JURISDICTION : SUPREME COURT OF WESTERN AUSTRALIA
    IN CIVIL
CITATION : TOURWEST (AUSTRALIA) PTY LTD -v- GRAND CENTRAL INTERNATIONAL MANAGEMENT(S) PTE LTD [2000] WASC 241 CORAM : SCOTT J HEARD : 25 AUGUST 2000 DELIVERED : 6 OCTOBER 2000 FILE NO/S : CIV 1482 of 2000 BETWEEN : TOURWEST (AUSTRALIA) PTY LTD (ACN 072 204 098)
    Plaintiff

    AND

    GRAND CENTRAL INTERNATIONAL MANAGEMENT(S) PTE LTD (ARBN 078 747 494)
    Defendant



Catchwords:

Landlord and tenant - Summary judgment - Interlocutory injunction - Lease - Option to renew - Oral exercise of option not in accordance with lease - Equity - Turns on own facts




Legislation:

Rules of the Supreme Court, O 16 r 1




Result:

Defendant's application for summary judgment dismissed


Plaintiff's application for extension of injunction granted


(Page 2)

Representation:


Counsel:


    Plaintiff : Mr A C Thorpe
    Defendant : Mr N G Pakes


Solicitors:

    Plaintiff : A C Thorpe
    Defendant : Murcia & Associates


Case(s) referred to in judgment(s):

Fancourt v Mercantile Credit Ltd (1983) 154 CLR 87
Giumelli v Giumelli [1999] HCA 10
Grundt v Great Boulder Gold Mines Ltd (1937) 59 CLR 641

Case(s) also cited:



Castlemaine Tooheys Ltd v State of South Australia (1986) 161 CLR 148
Hawkesdale Nominees Pty Ltd v Honda Australia Pty Ltd, unreported; FCt SCt of WA; Library No 8337; 22 June 1990
Lewkowski v Bergalin Pty Ltd, unreported; FCt SCt of WA; Library No 7675; 26 May 1989
Moscow Narodny Bank Ltd v Mosbert Finance (Australia) Pty Ltd [1978] WAR 109
MV Yorke Motors v Edwards [1982] 1 ALL ER 1024
Westwind Air Charter Pty Ltd v Hawker De Havilland Ltd (1990) 3 WAR 7

(Page 3)

1 SCOTT J: Two applications came before this Court on 25 August 2000. The first was an application by the defendant for summary judgment pursuant to O 16 r 1 of the Rules of the Supreme Court and the second an application by the plaintiff for the continuation of an injunction granted by this Court on 30 April 2000.
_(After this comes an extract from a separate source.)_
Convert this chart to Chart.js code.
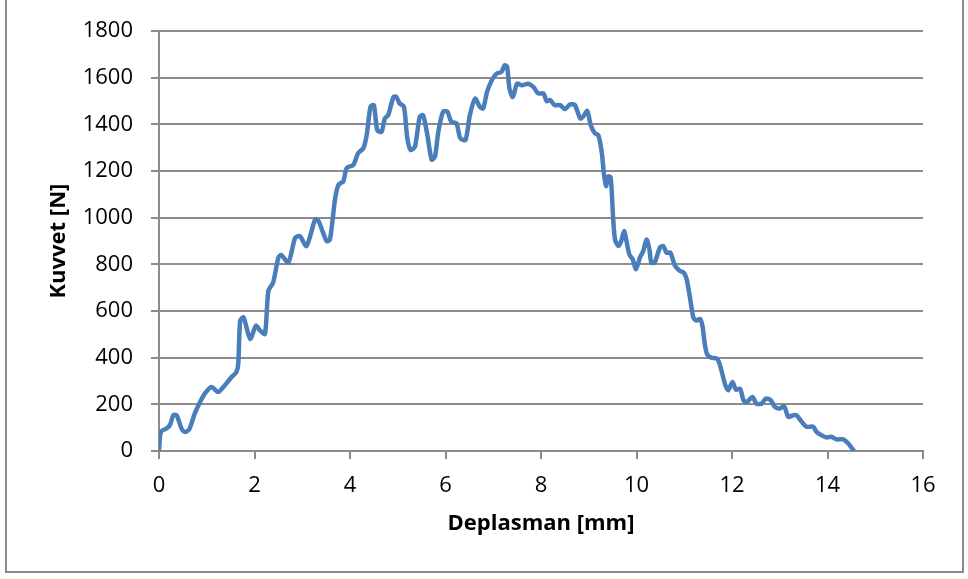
<!DOCTYPE html>
<html>
<head>
<meta charset="utf-8">
<script src="https://cdn.jsdelivr.net/npm/chart.js@4/dist/chart.umd.min.js"></script>
<style>
  html, body { margin: 0; padding: 0; background: #fff; }
  #frame {
    position: absolute; left: 5px; top: -4px;
    width: 959px; height: 577px;
    border: 2px solid #8c8c8c; box-sizing: border-box;
  }
  #wrap { position: absolute; left: 0; top: 0; width: 968px; height: 579px; }
</style>
</head>
<body>
<div id="frame"></div>
<div id="wrap"><canvas id="chart" width="968" height="579"></canvas></div>
<script>
// Kuvvet - deplasman egrisi
const deplasman = [
  0, 0.04, 0.16, 0.23, 0.30, 0.37, 0.47, 0.54, 0.63, 0.75, 0.86, 0.96, 1.10, 1.24, 1.38, 1.52, 1.62,
  1.66, 1.70, 1.77, 1.91, 2.03, 2.12, 2.22, 2.29, 2.39, 2.50, 2.56, 2.71, 2.85, 2.95, 3.09, 3.27,
  3.34, 3.51, 3.58, 3.69, 3.76, 3.86, 3.93, 4.07, 4.17, 4.28, 4.35, 4.43, 4.50, 4.57, 4.66, 4.73,
  4.80, 4.91, 4.97, 5.04, 5.13, 5.20, 5.27, 5.36, 5.46, 5.53, 5.62, 5.71, 5.78, 5.85, 5.95, 6.04,
  6.12, 6.23, 6.31, 6.42, 6.51, 6.62, 6.72, 6.79, 6.87, 6.97, 7.07, 7.17, 7.24, 7.29, 7.34, 7.41,
  7.50, 7.60, 7.73, 7.84, 7.94, 8.05, 8.12, 8.19, 8.29, 8.40, 8.50, 8.61, 8.71, 8.82, 8.88, 8.97,
  9.04, 9.13, 9.20, 9.27, 9.32, 9.36, 9.41, 9.46, 9.51, 9.55, 9.62, 9.68, 9.74, 9.79, 9.85, 9.92,
  9.99, 10.07, 10.14, 10.21, 10.27, 10.31, 10.38, 10.49, 10.56, 10.63, 10.71, 10.81, 10.91, 10.99,
  11.05, 11.12, 11.19, 11.25, 11.33, 11.38, 11.43, 11.48, 11.57, 11.69, 11.76, 11.85, 11.92, 12.01,
  12.08, 12.17, 12.24, 12.31, 12.43, 12.51, 12.62, 12.71, 12.81, 12.90, 12.99, 13.09, 13.18, 13.28,
  13.35, 13.46, 13.56, 13.70, 13.77, 13.87, 13.98, 14.08, 14.19, 14.33, 14.43, 14.53, 14.56
];
const kuvvet = [
  0, 82, 97, 111, 153, 153, 97, 82, 92, 161, 210, 246, 274, 253, 282, 317, 338,
  374, 559, 573, 481, 537, 516, 502, 687, 722, 829, 840, 808, 914, 921, 879, 993,
  986, 900, 907, 1085, 1142, 1156, 1213, 1227, 1277, 1298, 1355, 1476, 1483, 1376, 1369, 1426,
  1440, 1518, 1518, 1490, 1476, 1341, 1291, 1305, 1433, 1440, 1355, 1249, 1263, 1369, 1455, 1455,
  1412, 1405, 1341, 1334, 1440, 1511, 1476, 1469, 1540, 1590, 1618, 1625, 1654, 1647, 1554, 1518,
  1575, 1568, 1575, 1561, 1533, 1533, 1500, 1505, 1483, 1483, 1466, 1486, 1483, 1426, 1433, 1458,
  1398, 1362, 1355, 1284, 1184, 1135, 1177, 1173, 1000, 907, 879, 900, 943, 900, 843, 822,
  779, 829, 857, 907, 865, 808, 808, 872, 879, 850, 850, 793, 772, 765,
  737, 658, 573, 559, 566, 537, 459, 414, 400, 395, 360, 289, 260, 296,
  263, 267, 218, 210, 232, 203, 203, 225, 218, 189, 182, 192, 146, 153,
  153, 125, 104, 104, 82, 68, 58, 61, 50, 50, 33, 7, 0
];
const xTicks = [0, 2, 4, 6, 8, 10, 12, 14, 16];
const yTicks = [0, 200, 400, 600, 800, 1000, 1200, 1400, 1600, 1800];

const points = deplasman.map((d, i) => ({ x: d, y: kuvvet[i] }));

const gridGrey = '#8c8c8c';
const tickFont = { family: "'Open Sans', sans-serif", size: 22 };
const titleFont = { family: "'Open Sans', sans-serif", size: 22, weight: 'bold' };

new Chart(document.getElementById('chart'), {
  type: 'scatter',
  data: {
    datasets: [{
      data: points,
      showLine: true,
      borderColor: '#4a7ebb',
      borderWidth: 4.5,
      pointRadius: 0,
      tension: 0.25,
      fill: false
    }]
  },
  options: {
    responsive: false,
    animation: false,
    events: [],
    layout: { padding: { left: 0, top: 29, right: 45, bottom: 0 } },
    plugins: { legend: { display: false }, tooltip: { enabled: false } },
    scales: {
      x: {
        type: 'linear', min: 0, max: 16,
        afterFit: (s) => { s.height = 579 - 451; },
        afterBuildTicks: (s) => { s.ticks = xTicks.map(v => ({ value: v })); },
        grid: { drawOnChartArea: false, drawTicks: true, tickLength: 8, color: gridGrey, lineWidth: 2 },
        border: { display: true, color: gridGrey, width: 2 },
        ticks: { color: '#000', font: tickFont, padding: 14, maxRotation: 0, callback: (v) => String(v) },
        title: { display: true, text: 'Deplasman [mm]', color: '#000', font: titleFont, padding: { top: 0, bottom: 42 } }
      },
      y: {
        type: 'linear', min: 0, max: 1800,
        afterFit: (s) => { s.width = 159; },
        afterBuildTicks: (s) => { s.ticks = yTicks.map(v => ({ value: v })); },
        grid: { drawTicks: true, tickLength: 8, color: gridGrey, lineWidth: 2 },
        border: { display: true, color: gridGrey, width: 2 },
        ticks: { color: '#000', font: tickFont, padding: 18, callback: (v) => String(v) },
        title: { display: true, text: 'Kuvvet [N]', color: '#000', font: titleFont, padding: { top: 46, bottom: 0 } }
      }
    }
  }
});
</script>
</body>
</html>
2 The two applications are interlinked but it was agreed that once the summary judgment application was resolved, the injunction application would follow.

3 The matter arises out of a lease of premises in the Hotel Grand Chancellor in Wellington Street, Perth. The plaintiff is the lessee of those premises from which it operates a tour business. The defendant is the lessor.
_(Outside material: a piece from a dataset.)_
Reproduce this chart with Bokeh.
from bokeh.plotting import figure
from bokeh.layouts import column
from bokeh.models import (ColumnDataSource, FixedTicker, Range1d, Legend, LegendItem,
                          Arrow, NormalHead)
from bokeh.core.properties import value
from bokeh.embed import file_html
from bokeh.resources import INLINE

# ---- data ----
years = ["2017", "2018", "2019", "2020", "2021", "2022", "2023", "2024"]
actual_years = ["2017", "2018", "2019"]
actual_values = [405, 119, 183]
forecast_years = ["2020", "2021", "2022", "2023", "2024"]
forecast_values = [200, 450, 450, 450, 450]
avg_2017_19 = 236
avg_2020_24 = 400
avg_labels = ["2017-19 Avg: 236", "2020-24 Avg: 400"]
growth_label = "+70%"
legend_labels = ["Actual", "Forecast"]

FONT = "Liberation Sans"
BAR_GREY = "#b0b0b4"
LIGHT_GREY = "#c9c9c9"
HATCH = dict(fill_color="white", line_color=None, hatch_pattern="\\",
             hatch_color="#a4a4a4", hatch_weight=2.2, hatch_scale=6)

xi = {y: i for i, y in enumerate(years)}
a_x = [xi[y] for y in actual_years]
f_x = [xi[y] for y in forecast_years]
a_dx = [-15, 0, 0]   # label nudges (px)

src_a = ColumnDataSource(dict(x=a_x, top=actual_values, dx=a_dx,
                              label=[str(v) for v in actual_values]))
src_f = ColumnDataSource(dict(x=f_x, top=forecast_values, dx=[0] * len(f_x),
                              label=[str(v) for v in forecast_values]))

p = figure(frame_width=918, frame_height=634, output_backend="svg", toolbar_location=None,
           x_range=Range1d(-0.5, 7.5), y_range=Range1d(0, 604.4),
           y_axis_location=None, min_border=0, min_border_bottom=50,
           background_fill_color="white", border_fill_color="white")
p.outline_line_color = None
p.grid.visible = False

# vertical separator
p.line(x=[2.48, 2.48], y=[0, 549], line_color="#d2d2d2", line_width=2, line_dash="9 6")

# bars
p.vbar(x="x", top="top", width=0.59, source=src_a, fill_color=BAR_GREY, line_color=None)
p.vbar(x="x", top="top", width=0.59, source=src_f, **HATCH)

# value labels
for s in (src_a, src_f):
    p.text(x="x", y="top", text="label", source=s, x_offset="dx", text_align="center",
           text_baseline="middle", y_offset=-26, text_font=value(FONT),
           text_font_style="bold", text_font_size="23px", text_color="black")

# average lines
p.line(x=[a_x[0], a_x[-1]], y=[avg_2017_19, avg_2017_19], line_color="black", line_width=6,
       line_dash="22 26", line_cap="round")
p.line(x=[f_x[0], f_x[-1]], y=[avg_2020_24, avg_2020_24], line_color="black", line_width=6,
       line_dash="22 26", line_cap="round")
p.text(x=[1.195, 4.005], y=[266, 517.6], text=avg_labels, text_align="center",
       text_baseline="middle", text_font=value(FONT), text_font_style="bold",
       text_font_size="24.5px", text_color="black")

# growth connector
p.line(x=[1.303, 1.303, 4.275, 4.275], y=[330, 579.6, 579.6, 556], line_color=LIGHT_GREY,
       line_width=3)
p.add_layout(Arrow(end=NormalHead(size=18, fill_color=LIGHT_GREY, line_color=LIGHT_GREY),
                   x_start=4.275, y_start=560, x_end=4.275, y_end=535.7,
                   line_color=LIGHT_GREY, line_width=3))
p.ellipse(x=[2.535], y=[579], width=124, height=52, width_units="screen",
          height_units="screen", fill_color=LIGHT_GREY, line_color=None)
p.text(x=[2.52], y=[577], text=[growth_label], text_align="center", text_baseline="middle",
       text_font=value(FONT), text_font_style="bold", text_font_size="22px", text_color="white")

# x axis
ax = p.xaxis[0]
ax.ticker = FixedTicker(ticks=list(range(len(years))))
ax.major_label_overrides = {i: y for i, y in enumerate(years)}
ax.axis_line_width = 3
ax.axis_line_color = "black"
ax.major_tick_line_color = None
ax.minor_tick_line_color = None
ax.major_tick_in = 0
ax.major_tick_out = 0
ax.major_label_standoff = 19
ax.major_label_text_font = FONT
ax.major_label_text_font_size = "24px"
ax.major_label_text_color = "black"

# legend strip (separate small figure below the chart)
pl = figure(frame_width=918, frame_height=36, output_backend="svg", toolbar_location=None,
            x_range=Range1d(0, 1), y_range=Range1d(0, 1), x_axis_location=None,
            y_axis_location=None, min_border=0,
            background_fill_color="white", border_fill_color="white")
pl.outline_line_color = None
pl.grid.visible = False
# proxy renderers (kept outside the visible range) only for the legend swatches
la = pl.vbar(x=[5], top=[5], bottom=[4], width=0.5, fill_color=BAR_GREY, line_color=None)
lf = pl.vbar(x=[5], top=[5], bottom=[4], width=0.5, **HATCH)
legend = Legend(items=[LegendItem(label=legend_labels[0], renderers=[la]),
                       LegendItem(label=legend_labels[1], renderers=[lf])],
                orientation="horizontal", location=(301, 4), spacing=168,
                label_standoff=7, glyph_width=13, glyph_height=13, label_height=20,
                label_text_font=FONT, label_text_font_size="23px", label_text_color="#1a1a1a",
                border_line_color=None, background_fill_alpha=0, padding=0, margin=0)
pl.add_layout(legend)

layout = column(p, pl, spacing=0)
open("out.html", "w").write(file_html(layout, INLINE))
4 The lease between the plaintiff and the defendant, stamped on 11 January 2000 provided for an initial term of one year commencing on 1 May 1999, together with an option for a further term of four years. The option is contained in cl 34 of the lease which provides:


    "34 Option to renew

    If:


      (a) the tenant at least six months but not earlier than nine months prior to the date for commencement of a further term gives the landlord notice to grant the further term; and

      (b) there is no subsisting default by the tenant at the date of service of the notice and at termination in:


        (i) the payment of the money payable; or

        (ii) the performance or observance of the tenant's covenants;


      the landlord shall grant the tenant that further term at the rent and on the terms and conditions of this lease excepting any further term which has been exercised by the tenant."
5 The lease also provides in cl 43:

    "43 Notice


(Page 4)
    Any notice, demand or application required to be given by either party to the other pursuant to the terms of this lease:

      (a) must be in writing; and

      (b) may, without prejudice to any other mode of delivery, be:


        (i) delivered to the other party personally;

        (ii) left at the address or sent by prepaid post addressed to the other party to the address. Any notice sent by post shall be deemed to have been served 48 hours after it has been posted. If, in the case of service by leaving the notice at the address, the notice is served on a Saturday, Sunday or public holiday or after 5.00 pm then it will be deemed to be given or made on the next following day which is not a Sunday, Saturday or public holiday; or

        (iii) sent by facsimile to the facsimile number of the addressee party if the addressee party notifies a facsimile number for the purpose of receiving notices."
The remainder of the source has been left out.